Ruskin and the Art of Relations
Thursday 21 February 2019, 4:15pm to 6:00pm
Ruskin Library, Lancaster, LA1 4YH - View Map
Alumni, Applicants, External Organisations, Postgraduates, Prospective Students, Public, Staff, Undergraduates
Free to attend - registration required
If you would like to join this seminar, please email us via email@example.com or call us on 01524 593587.
In this keynote Dr Jeremy Melius (Tufts University) will reconsider Ruskin’s account of relations in Modern Painters V in order to draw out the connections Ruskin grasped between art and the natural world.

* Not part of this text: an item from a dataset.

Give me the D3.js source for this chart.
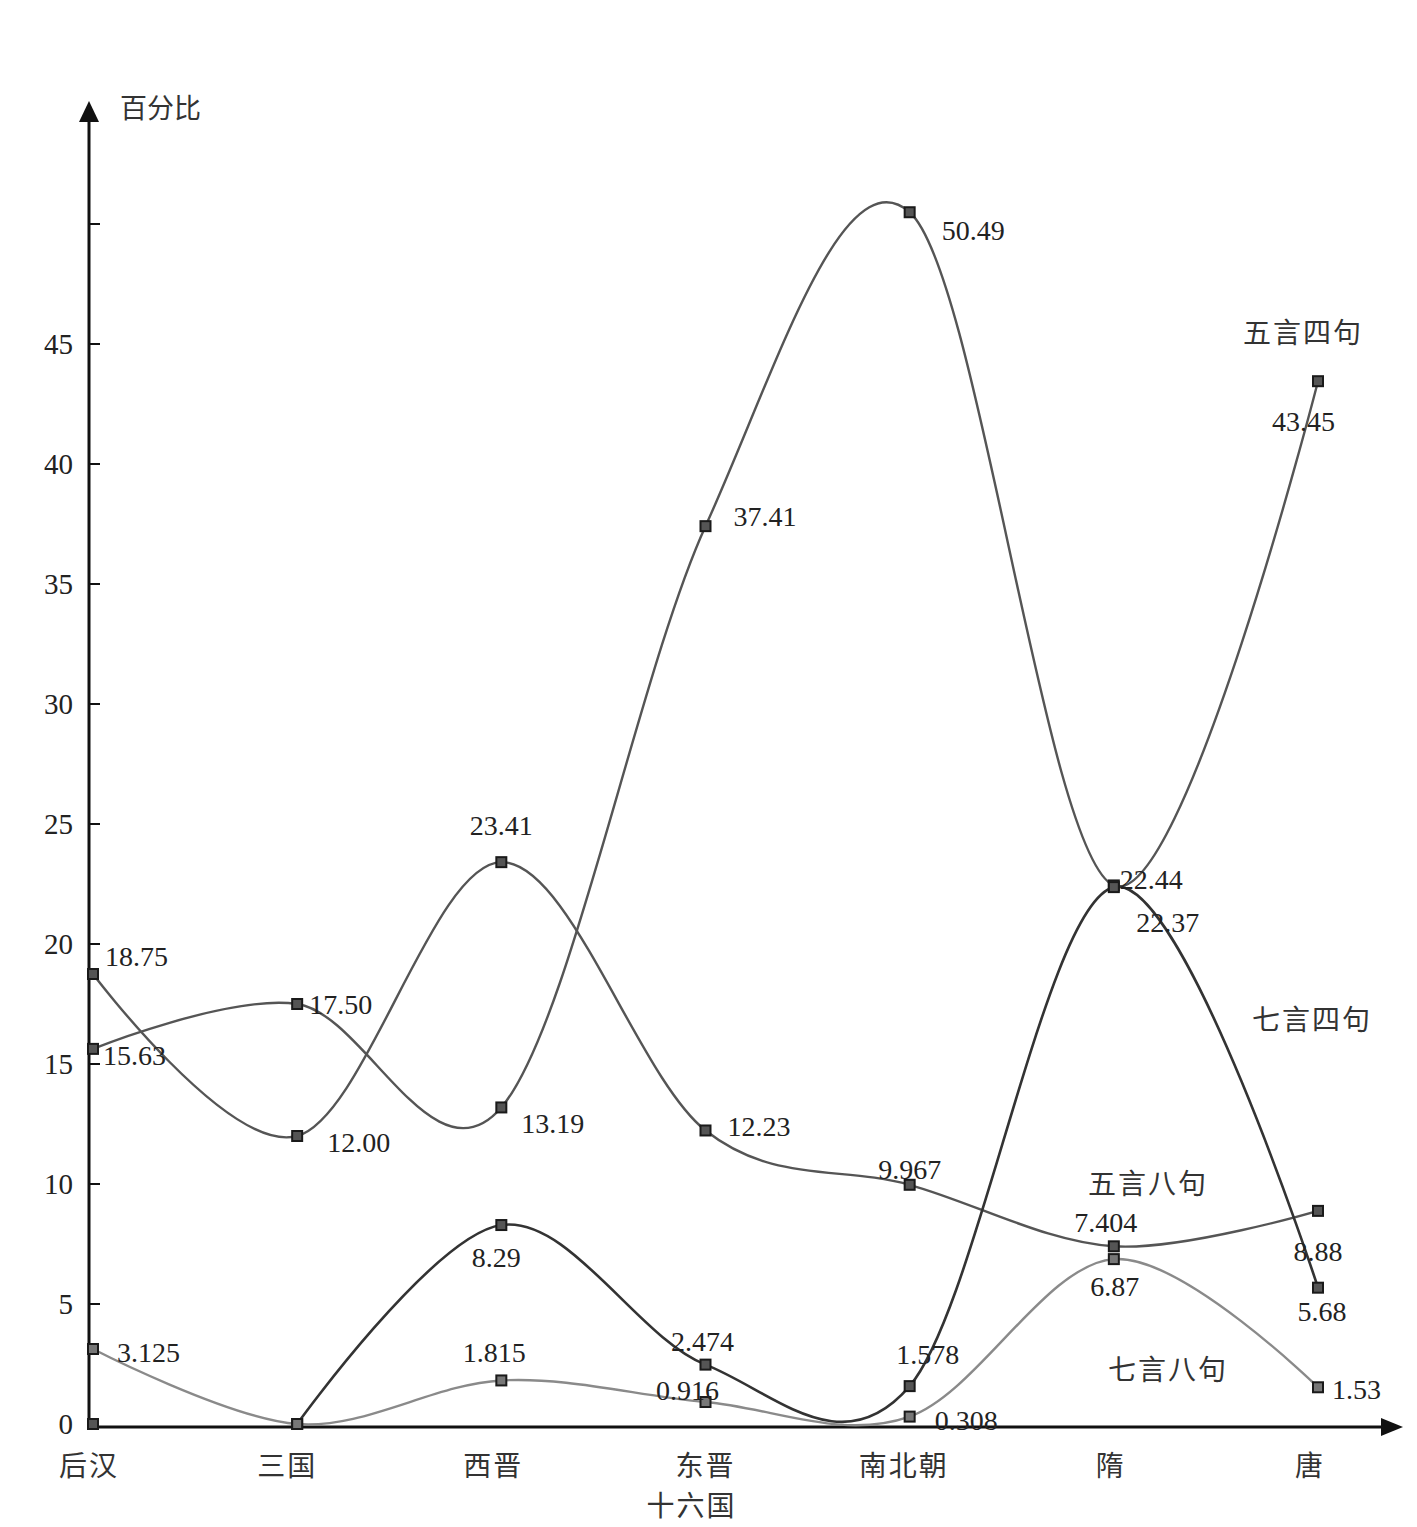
<!DOCTYPE html>
<html><head><meta charset="utf-8">
<script src="https://cdn.jsdelivr.net/npm/d3@7/dist/d3.min.js"></script>
<style>body{margin:0;background:#fff}svg{display:block}</style>
</head><body>
<script>
const periods = ["后汉","三国","西晋","东晋","南北朝","隋","唐"];
const periodLabels = [["后汉"],["三国"],["西晋"],["东晋","十六国"],["南北朝"],["隋"],["唐"]];
const seriesNames = ["五言四句","五言八句","七言四句","七言八句"];
const wuyanSiju  = [15.63, 17.50, 13.19, 37.41, 50.49, 22.44, 43.45];
const wuyanBaju  = [18.75, 12.00, 23.41, 12.23, 9.967, 7.404, 8.88];
const qiyanSiju  = [0, 0, 8.29, 2.474, 1.578, 22.37, 5.68];
const qiyanBaju  = [3.125, 0, 1.815, 0.916, 0.308, 6.87, 1.53];
const valueText = {
  "五言四句": ["15.63","17.50","13.19","37.41","50.49","22.44","43.45"],
  "五言八句": ["18.75","12.00","23.41","12.23","9.967","7.404","8.88"],
  "七言四句": ["","","8.29","2.474","1.578","22.37","5.68"],
  "七言八句": ["3.125","","1.815","0.916","0.308","6.87","1.53"]
};
const yTicks = [0,5,10,15,20,25,30,35,40,45,50];
const yTickLabels = ["0","5","10","15","20","25","30","35","40","45",""];

// label offsets (dx, dy relative to point, anchor) -- presentation only
const labelPos = {
  "五言四句": [[10,6,"start"],[12,0,"start"],[20,16,"start"],[28,-10,"start"],[32,18,"start"],[6,-6,"start"],[-46,40,"start"]],
  "五言八句": [[12,-18,"start"],[30,6,"start"],[0,-37,"middle"],[22,-4,"start"],[0,-16,"middle"],[-8,-24,"middle"],[0,40,"middle"]],
  "七言四句": [[0,0,"start"],[0,0,"start"],[-5,32,"middle"],[-3,-23,"middle"],[18,-32,"middle"],[54,35,"middle"],[4,24,"middle"]],
  "七言八句": [[24,3,"start"],[0,0,"start"],[-7,-28,"middle"],[-18,-12,"middle"],[25,4,"start"],[1,27,"middle"],[14,2,"start"]]
};
const seriesLabelPos = {"五言四句":[1303,333],"五言八句":[1148,1184],"七言四句":[1312,1020],"七言八句":[1168,1370]};
// index from which each series' line is drawn
const lineStart = {"五言四句":0,"五言八句":0,"七言四句":1,"七言八句":0};

const W = 1417, H = 1527;
const svg = d3.select("body").append("svg").attr("width",W).attr("height",H);
const axisX = 89, axisY = 1427;
const x = d3.scalePoint().domain(periods).range([93, 1318]);
const y = d3.scaleLinear().domain([0,50]).range([1424, 224]);

const serif = "'Liberation Serif','Noto Sans CJK SC',serif";
const cjk = "'Noto Sans CJK SC','Liberation Serif',serif";

// axes
svg.append("line").attr("x1",axisX).attr("x2",axisX).attr("y1",axisY+1).attr("y2",118).attr("stroke","#111").attr("stroke-width",3);
svg.append("path").attr("d",`M${axisX-10},${122}L${axisX},${101}L${axisX+10},${122}Z`).attr("fill","#111");
svg.append("line").attr("x1",axisX-1).attr("x2",1385).attr("y1",axisY).attr("y2",axisY).attr("stroke","#111").attr("stroke-width",3);
svg.append("path").attr("d",`M1381,${axisY-9}L1403,${axisY}L1381,${axisY+9}Z`).attr("fill","#111");

const yt = svg.append("g");
yTicks.forEach((t,i)=>{
  if(t>0) yt.append("line").attr("x1",axisX).attr("x2",axisX+11).attr("y1",y(t)).attr("y2",y(t)).attr("stroke","#111").attr("stroke-width",2);
  yt.append("text").attr("x",73).attr("y",y(t)).attr("dy","0.35em").attr("text-anchor","end")
    .attr("font-family",serif).attr("font-size",29).attr("fill","#222").text(yTickLabels[i]);
});
svg.append("text").attr("x",120).attr("y",118).attr("font-family",cjk).attr("font-size",27).attr("fill","#333").text("百分比");

const xLabelShift = [-4,-10,-8,0,-6,-3,-8];
periodLabels.forEach((lines,i)=>{
  lines.forEach((s,j)=>{
    svg.append("text").attr("x",x(periods[i])+xLabelShift[i]-(j?14:0)).attr("y",1476+j*40)
      .attr("text-anchor","middle").attr("font-family",cjk).attr("font-size",28).attr("fill","#333")
      .attr("letter-spacing",2).text(s);
  });
});

const series = [
  {name:"五言四句", values:wuyanSiju, color:"#555", w:2.4},
  {name:"五言八句", values:wuyanBaju, color:"#555", w:2.4},
  {name:"七言四句", values:qiyanSiju, color:"#333", w:2.6},
  {name:"七言八句", values:qiyanBaju, color:"#8a8a8a", w:2.4}
];

series.forEach(s=>{
  const start = lineStart[s.name];
  const pts = s.values.map((v,i)=>[x(periods[i]), y(v)]).slice(start);
  const line = d3.line().curve(d3.curveCardinal.tension(0));
  svg.append("path").attr("d",line(pts)).attr("fill","none").attr("stroke",s.color).attr("stroke-width",s.w);
});
series.forEach(s=>{
  const g = svg.append("g");
  s.values.forEach((v,i)=>{
    g.append("rect").attr("x",x(periods[i])-5).attr("y",y(v)-5).attr("width",10).attr("height",10)
      .attr("fill", s.name==="七言八句" ? "#777" : "#555").attr("stroke","#1a1a1a").attr("stroke-width",2);
    const t = valueText[s.name][i];
    if(t){
      const [dx,dy,a] = labelPos[s.name][i];
      g.append("text").attr("x",x(periods[i])+dx).attr("y",y(v)+dy).attr("dy","0.35em").attr("text-anchor",a)
        .attr("font-family",serif).attr("font-size",28).attr("fill","#222").text(t);
    }
  });
  const [lx,ly] = seriesLabelPos[s.name];
  svg.append("text").attr("x",lx).attr("y",ly).attr("dy","0.35em").attr("text-anchor","middle")
    .attr("font-family",cjk).attr("font-size",28).attr("fill","#333").attr("letter-spacing",2).text(s.name);
});
</script>
</body></html>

Abstract. When Ruskin published the fifth and final volume of Modern Painters in 1860, he offered a conclusion of sorts, but also broke new ground. Modern Painters V offers some of Ruskin’s most searching treatments of individual paintings as well as his most sustained theorizations of pictorial composition, gathered together under the rubric ‘Of Ideas of Relation’. This lecture reconsiders Ruskin’s account of relations broadly conceived, and in particular to draw out the connections Ruskin grasped between art and the natural world. On the one hand, it investigates the extended allegory of composition and social comportment offered in Ruskin’s analysis of plant growth in Modern Painters V. On the other, the paper examines the relational structures Ruskin draws out of high Renaissance Venetian art as complementary to this ‘moral history’ of plants, focusing especially on his description of the enmeshed composition of Veronese’s Adoration of the Virgin by the Cuccina Family (1571) in Dresden. For this and other paintings, Ruskin attempted to forge a descriptive language that could trace the distribution of compositional links in all their promiscuity, extending from the Virgin down to the family dog along one great ‘chain of lowering feeling’. Following those links brings into focus the radical nature of Ruskin’s search for an ecology of pictorial structure, one staged in his descriptions less as a system of fixed bonds than an atmosphere of potential affinities—an elastic relationality, if you like, natural as well as social, to which picturing might give provisional form.